Casting- Genevieve obviously wanted the parents to represent royalty, to project strength, and Onyeka Onwenu as Abigail Obiagu is the queen of regal. Pete Edochie, Obiagu himself steps into the role he’s played a million times and so is perfect for it.  I wasn't ecstatic about seeing Nkem Owoh in this because I did not expect him to deliver outside his own niche(comedy), but I think he did quite well outside one or two lapses. He is Uncle Godswill, an actual loving, supportive uncle.


Peter Okoye’s scene as an ex called Arinze was thankfully brief, and yet, Genevieve insisted on reminding us about her terrible attempt at a career in music. How could no one ask for that ‘harmonising’ to be reshot?


Another triumph was the portrayal of two tribes- Igbo and Hausa- with a long history of conflict (and a war basically). The Northerners were not just gatemen or ‘mallams’ and Nkem Owoh’s admonishment to his fellow Igbo men was novel.

I enjoyed the melting away of defences between the old men, and the prospect of a loving relationship between their offsprings.

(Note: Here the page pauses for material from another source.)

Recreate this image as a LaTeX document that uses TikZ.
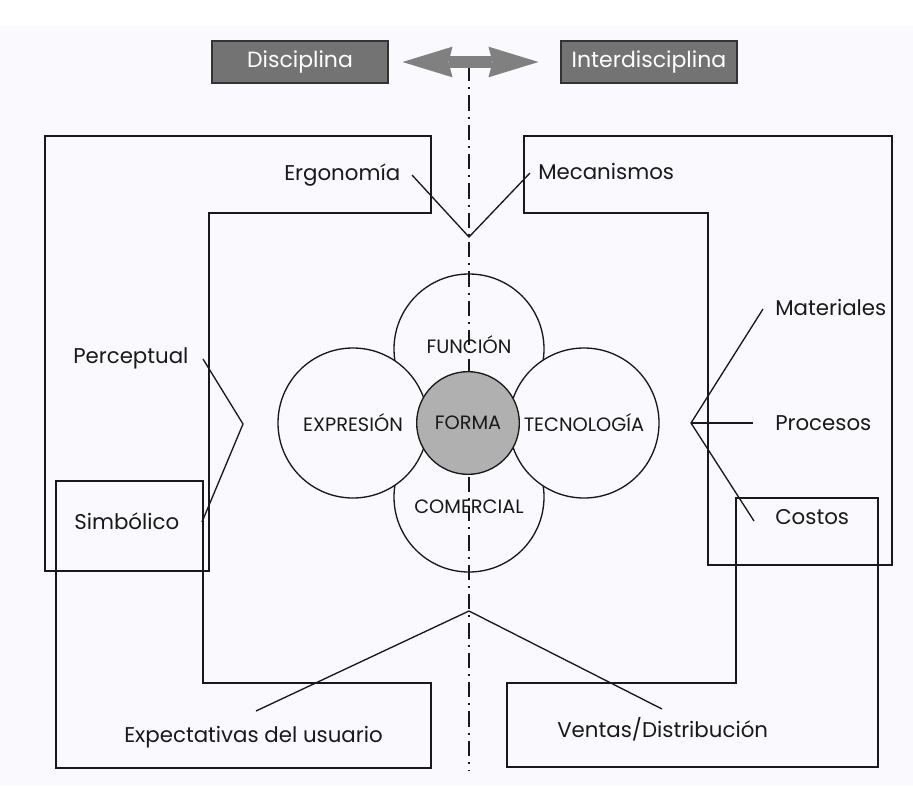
\documentclass[tikz,border=0pt]{standalone}
\usepackage{fontspec}
\setmainfont{Poppins}
\usetikzlibrary{arrows.meta}
\definecolor{bgcol}{RGB}{250,250,254}
\definecolor{inkcol}{RGB}{25,25,25}
\definecolor{boxgray}{RGB}{115,115,115}
\definecolor{arrowgray}{RGB}{128,128,128}
\definecolor{coregray}{RGB}{176,176,176}
\tikzset{
  frame/.style={draw=inkcol, line width=1.1pt},
  lead/.style={draw=inkcol, line width=1pt},
  lbl/.style={inner sep=0.75pt, text=inkcol, font=\fontsize{16}{18}\selectfont},
  petal/.style={circle, draw=inkcol, line width=1pt, fill=bgcol, minimum size=112.5pt, inner sep=0pt, text=inkcol, font=\fontsize{14.5}{16}\selectfont},
  core/.style={circle, draw=inkcol, line width=1pt, fill=coregray, minimum size=77pt, inner sep=0pt, text=inkcol, font=\fontsize{14.5}{16}\selectfont},
  headbox/.style={draw=black!80, line width=0.8pt, fill=boxgray, text=white, minimum width=132pt, minimum height=31.5pt, inner sep=0pt, font=\fontsize{16.5}{18}\selectfont},
  axis/.style={draw=inkcol, line width=1.6pt, dash pattern=on 11.5pt off 4.5pt on 1.5pt off 4.5pt},
  twoway/.style={draw=arrowgray, line width=9pt, {Stealth[length=37.5pt,width=23pt,inset=3pt,line width=0pt]}-{Stealth[length=37.5pt,width=23pt,inset=3pt,line width=0pt]}}
}
\begin{document}
\begin{tikzpicture}[x=0.75pt,y=0.75pt,yscale=-1,xscale=1]
\useasboundingbox (0,0) rectangle (913,785);
%Background
\fill[bgcol] (0,0) rectangle (913,785);
\fill[white] (0,0) rectangle (913,26);

%Shape: upper left frame
\draw[frame] (45,136) -- (431,136) -- (431,213) -- (209,213) -- (209,571) -- (45,571) -- cycle ;
%Shape: upper right frame
\draw[frame] (524,136) -- (892,136) -- (892,565) -- (708,565) -- (708,213) -- (524,213) -- cycle ;
%Shape: lower left frame
\draw[frame] (56,481) -- (203,481) -- (203,683) -- (431,683) -- (431,768) -- (56,768) -- cycle ;
%Shape: lower right frame
\draw[frame] (736,498) -- (878,498) -- (878,767) -- (507,767) -- (507,683) -- (736,683) -- cycle ;

%Circles top and bottom
\node[petal, text depth=7pt] (funcion) at (469,349) {FUNCIÓN};
\node[petal, text height=25pt] (comercial) at (469,497) {COMERCIAL};

%Dash-dot axis
\coordinate (axis-top) at (469,66);
\coordinate (axis-bot) at (469,771);
\draw[axis] (axis-top) -- (axis-bot);

%Circles left and right
\node[petal] (expresion) at (353,423) {EXPRESIÓN};
\node[petal] (tecnologia) at (584,423) {TECNOLOGÍA};
%Circle centre
\node[core] (forma) at (468,423) {FORMA};

%Joints on the axis and lead ends
\coordinate (top-join) at (469,237);
\coordinate (bot-join) at (469,611);
\coordinate (left-join) at (243,424);
\coordinate (right-join) at (691,423);
\coordinate (ergo-tip) at (412,175);
\coordinate (meca-tip) at (530,173);
\coordinate (perc-tip) at (203,359);
\coordinate (simb-tip) at (202,522);
\coordinate (mate-tip) at (763,309);
\coordinate (proc-tip) at (753,423);
\coordinate (cost-tip) at (754,521);
\coordinate (expe-tip) at (256,711);
\coordinate (vent-tip) at (662,709);

%Straight Lines
\draw[lead] (ergo-tip) -- (top-join) -- (meca-tip);
\draw[lead] (perc-tip) -- (left-join) -- (simb-tip);
\draw[lead] (mate-tip) -- (right-join) -- (cost-tip);
\draw[lead] (right-join) -- (proc-tip);
\draw[lead] (expe-tip) -- (bot-join) -- (vent-tip);

% Text Node
\node[lbl, anchor=base west] (ergo) at (283,180) {Ergonomía};
\node[lbl, anchor=base west] (meca) at (537,179) {Mecanismos};
\node[lbl, anchor=base west] (perc) at (72,363) {Perceptual};
\node[lbl, anchor=base west] (simb) at (73,529) {Simbólico};
\node[lbl, anchor=base west] (mate) at (774,315) {Materiales};
\node[lbl, anchor=base west] (proc) at (774,430) {Procesos};
\node[lbl, anchor=base west] (cost) at (774,524) {Costos};
\node[lbl, anchor=base west] (expe) at (123,742) {Expectativas del usuario};
\node[lbl, anchor=base west] (vent) at (556,737) {Ventas/Distribución};

%Header boxes and two-way arrow
\node[headbox] (disc) at (300,62) {Disciplina};
\node[headbox] (inter) at (649,62) {Interdisciplina};
\draw[twoway] ([xshift=10.5pt]disc.east) -- ([xshift=-16.5pt]inter.west);

\end{tikzpicture}
\end{document}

The use of Language in Lionheart was  elegant. It was my favorite thing in Kemi Adetiba’s King of Boys with Yoruba, and as an Igbo gal, it was nice to get it in Lionheart.



What was wrong with Lionheart? The story.

While it was a good story, it wasn't well fleshed out. A business consultant was sorely needed. Business meetings and deals done without numbers, the most basic animated ‘presentation’ for a multi million Naira bid was lauded as impressive (or was that an indictment of the Nigerian business scene?) It was light on the technicalities of business.


While I am glad that women like Kemi and Genevieve are trying to present us with different stories told beautifully, I think they need to get someone that they respect to say- take this out, or you need to redo that, someone who’s not afraid to call them out because they want the output to be the absolute best version that it could be.


The breakout star in Lionheart, was Adaeze’s hair. Every shot, every coil, every style was perfection. It told a story on its own. It said, ‘I am African. I am wild, I am free, and I am old and new. And I am very proud.’

Lionheart is streaming on Netflix now.